## DATASET RECORDS:
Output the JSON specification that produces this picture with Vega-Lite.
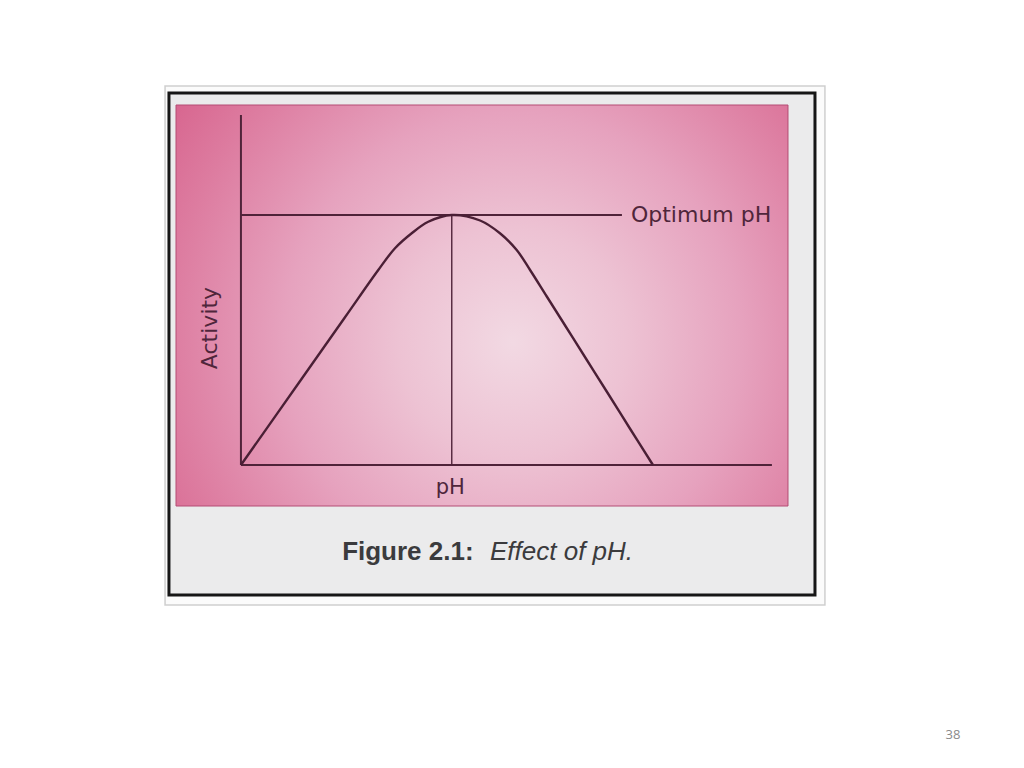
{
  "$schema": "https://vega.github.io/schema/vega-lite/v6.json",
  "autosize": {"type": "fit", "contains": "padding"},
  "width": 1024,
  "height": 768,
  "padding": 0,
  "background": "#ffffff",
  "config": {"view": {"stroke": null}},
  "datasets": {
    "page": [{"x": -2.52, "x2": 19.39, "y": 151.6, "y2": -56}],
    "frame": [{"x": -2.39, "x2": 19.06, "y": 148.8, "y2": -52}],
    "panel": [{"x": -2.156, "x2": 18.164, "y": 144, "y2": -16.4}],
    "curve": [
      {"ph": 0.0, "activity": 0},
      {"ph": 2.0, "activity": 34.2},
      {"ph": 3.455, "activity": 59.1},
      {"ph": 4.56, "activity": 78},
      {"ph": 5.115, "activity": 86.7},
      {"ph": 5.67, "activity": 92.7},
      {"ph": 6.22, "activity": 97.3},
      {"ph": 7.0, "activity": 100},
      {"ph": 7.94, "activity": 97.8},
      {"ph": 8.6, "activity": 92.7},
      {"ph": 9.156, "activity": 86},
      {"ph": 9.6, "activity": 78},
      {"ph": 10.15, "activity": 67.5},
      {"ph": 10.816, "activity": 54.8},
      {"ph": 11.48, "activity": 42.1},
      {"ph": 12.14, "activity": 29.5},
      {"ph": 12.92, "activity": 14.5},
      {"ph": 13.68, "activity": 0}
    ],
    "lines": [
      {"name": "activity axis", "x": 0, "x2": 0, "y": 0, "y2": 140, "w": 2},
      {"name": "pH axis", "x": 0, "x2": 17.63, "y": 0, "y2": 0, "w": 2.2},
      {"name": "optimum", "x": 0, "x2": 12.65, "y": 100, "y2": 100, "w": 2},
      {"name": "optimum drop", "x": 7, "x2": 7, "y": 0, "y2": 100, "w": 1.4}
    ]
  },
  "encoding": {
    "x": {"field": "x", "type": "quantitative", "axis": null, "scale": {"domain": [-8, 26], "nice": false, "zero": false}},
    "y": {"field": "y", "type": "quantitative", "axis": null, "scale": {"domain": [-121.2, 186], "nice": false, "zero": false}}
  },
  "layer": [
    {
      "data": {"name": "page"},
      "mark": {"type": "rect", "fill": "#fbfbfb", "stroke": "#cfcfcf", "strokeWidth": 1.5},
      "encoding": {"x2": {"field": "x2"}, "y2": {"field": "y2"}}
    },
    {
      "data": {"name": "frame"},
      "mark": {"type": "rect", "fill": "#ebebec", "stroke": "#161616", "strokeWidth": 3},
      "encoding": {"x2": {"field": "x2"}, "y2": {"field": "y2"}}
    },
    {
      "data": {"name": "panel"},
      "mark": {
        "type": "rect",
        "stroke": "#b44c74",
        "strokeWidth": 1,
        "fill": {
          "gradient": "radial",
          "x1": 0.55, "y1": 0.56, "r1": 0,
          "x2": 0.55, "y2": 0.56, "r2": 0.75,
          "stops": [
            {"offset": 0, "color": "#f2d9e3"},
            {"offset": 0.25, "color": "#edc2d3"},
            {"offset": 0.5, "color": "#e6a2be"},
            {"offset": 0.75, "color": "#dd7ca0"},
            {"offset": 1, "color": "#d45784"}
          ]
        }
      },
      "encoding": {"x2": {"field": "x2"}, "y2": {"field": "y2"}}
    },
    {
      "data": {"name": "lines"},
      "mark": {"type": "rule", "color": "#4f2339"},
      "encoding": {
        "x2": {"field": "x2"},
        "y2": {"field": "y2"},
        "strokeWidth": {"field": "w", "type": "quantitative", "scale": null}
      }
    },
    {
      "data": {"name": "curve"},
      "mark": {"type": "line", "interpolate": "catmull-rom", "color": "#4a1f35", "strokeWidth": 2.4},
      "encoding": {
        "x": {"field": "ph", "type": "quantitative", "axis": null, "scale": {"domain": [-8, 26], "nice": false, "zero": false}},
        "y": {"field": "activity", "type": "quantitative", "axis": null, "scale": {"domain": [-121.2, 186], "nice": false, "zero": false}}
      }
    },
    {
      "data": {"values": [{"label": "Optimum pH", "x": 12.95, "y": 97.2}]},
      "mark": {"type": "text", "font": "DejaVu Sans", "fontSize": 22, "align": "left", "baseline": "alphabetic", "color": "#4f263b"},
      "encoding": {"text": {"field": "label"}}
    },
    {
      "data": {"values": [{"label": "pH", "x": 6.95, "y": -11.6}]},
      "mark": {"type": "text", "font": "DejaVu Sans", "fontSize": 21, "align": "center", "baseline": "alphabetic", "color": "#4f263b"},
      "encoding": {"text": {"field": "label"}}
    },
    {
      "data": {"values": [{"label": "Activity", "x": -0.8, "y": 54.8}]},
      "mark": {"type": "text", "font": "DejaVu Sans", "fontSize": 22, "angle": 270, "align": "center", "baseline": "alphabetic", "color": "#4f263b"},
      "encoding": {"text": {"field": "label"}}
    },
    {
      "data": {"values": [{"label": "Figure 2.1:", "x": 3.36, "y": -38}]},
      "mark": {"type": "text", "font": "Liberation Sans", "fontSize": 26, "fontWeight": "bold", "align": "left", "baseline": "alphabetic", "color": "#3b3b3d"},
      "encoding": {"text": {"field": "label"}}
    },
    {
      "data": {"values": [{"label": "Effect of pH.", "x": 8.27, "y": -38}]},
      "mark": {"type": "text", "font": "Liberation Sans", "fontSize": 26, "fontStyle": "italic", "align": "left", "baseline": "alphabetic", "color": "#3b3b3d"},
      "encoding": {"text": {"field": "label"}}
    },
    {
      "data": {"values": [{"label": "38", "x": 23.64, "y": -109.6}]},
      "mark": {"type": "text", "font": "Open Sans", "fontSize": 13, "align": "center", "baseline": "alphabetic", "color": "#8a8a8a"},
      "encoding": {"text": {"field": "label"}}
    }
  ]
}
...
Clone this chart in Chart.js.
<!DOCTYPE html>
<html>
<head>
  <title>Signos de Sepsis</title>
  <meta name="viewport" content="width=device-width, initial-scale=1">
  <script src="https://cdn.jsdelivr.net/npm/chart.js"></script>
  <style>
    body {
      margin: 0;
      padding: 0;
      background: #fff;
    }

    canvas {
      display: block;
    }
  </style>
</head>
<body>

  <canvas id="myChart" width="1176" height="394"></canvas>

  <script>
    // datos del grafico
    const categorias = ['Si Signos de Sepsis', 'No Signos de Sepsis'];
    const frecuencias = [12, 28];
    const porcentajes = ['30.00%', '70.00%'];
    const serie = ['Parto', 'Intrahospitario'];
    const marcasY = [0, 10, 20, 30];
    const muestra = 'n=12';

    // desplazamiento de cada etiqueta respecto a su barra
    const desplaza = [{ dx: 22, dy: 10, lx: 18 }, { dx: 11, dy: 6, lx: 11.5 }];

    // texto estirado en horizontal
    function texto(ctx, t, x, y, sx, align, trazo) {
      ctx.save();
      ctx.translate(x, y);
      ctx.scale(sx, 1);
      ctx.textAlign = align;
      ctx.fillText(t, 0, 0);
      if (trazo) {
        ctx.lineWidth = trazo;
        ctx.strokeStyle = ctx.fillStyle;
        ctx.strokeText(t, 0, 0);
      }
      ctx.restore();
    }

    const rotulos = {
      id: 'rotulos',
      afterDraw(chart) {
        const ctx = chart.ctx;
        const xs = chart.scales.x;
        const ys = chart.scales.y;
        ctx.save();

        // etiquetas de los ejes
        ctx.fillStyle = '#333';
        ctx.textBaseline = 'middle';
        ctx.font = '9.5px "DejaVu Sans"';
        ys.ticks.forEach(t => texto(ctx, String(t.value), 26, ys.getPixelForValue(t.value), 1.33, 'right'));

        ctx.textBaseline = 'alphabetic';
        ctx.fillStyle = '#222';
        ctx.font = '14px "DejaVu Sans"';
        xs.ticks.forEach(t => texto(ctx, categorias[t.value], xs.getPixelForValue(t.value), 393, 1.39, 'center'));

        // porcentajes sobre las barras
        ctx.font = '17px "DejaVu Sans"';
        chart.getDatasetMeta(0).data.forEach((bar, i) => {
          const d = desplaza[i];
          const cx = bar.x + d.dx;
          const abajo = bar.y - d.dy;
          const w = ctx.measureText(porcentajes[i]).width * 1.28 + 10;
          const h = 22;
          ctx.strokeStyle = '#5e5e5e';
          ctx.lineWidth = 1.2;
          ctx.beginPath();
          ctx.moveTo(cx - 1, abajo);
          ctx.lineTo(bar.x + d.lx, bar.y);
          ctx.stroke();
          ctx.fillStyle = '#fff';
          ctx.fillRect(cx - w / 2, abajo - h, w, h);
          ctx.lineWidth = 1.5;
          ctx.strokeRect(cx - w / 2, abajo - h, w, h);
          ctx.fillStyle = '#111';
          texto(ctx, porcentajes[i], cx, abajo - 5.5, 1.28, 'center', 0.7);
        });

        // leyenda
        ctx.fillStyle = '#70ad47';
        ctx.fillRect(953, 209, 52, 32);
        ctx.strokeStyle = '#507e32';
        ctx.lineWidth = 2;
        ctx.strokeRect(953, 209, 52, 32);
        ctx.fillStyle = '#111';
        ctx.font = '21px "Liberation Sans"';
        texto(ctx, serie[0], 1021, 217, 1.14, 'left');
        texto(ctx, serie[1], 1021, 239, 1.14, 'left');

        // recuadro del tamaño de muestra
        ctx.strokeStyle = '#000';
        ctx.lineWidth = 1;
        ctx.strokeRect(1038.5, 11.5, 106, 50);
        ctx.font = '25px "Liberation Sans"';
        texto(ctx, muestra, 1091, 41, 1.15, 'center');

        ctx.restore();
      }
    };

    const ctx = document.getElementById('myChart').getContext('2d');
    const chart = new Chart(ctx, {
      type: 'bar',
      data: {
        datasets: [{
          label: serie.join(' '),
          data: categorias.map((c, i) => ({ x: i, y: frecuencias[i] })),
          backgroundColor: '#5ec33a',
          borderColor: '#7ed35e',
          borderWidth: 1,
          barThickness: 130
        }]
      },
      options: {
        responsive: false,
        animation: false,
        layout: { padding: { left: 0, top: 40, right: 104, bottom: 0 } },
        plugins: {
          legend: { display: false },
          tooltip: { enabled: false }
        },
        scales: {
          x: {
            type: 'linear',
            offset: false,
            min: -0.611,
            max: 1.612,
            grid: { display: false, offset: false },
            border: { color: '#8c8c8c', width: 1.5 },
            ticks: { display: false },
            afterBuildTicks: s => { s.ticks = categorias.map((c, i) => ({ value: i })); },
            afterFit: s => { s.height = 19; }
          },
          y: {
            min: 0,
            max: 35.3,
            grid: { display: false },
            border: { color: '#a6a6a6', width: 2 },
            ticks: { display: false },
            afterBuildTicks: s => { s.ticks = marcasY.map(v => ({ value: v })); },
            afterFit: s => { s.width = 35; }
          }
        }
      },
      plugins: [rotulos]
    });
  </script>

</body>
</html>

## WHAT IS NEEDED:
Copy and report every line where the word "this" is present.

## TASK ANSWER:
Output the JSON specification that produces this picture with Vega-Lite.
Clone this chart in Chart.js.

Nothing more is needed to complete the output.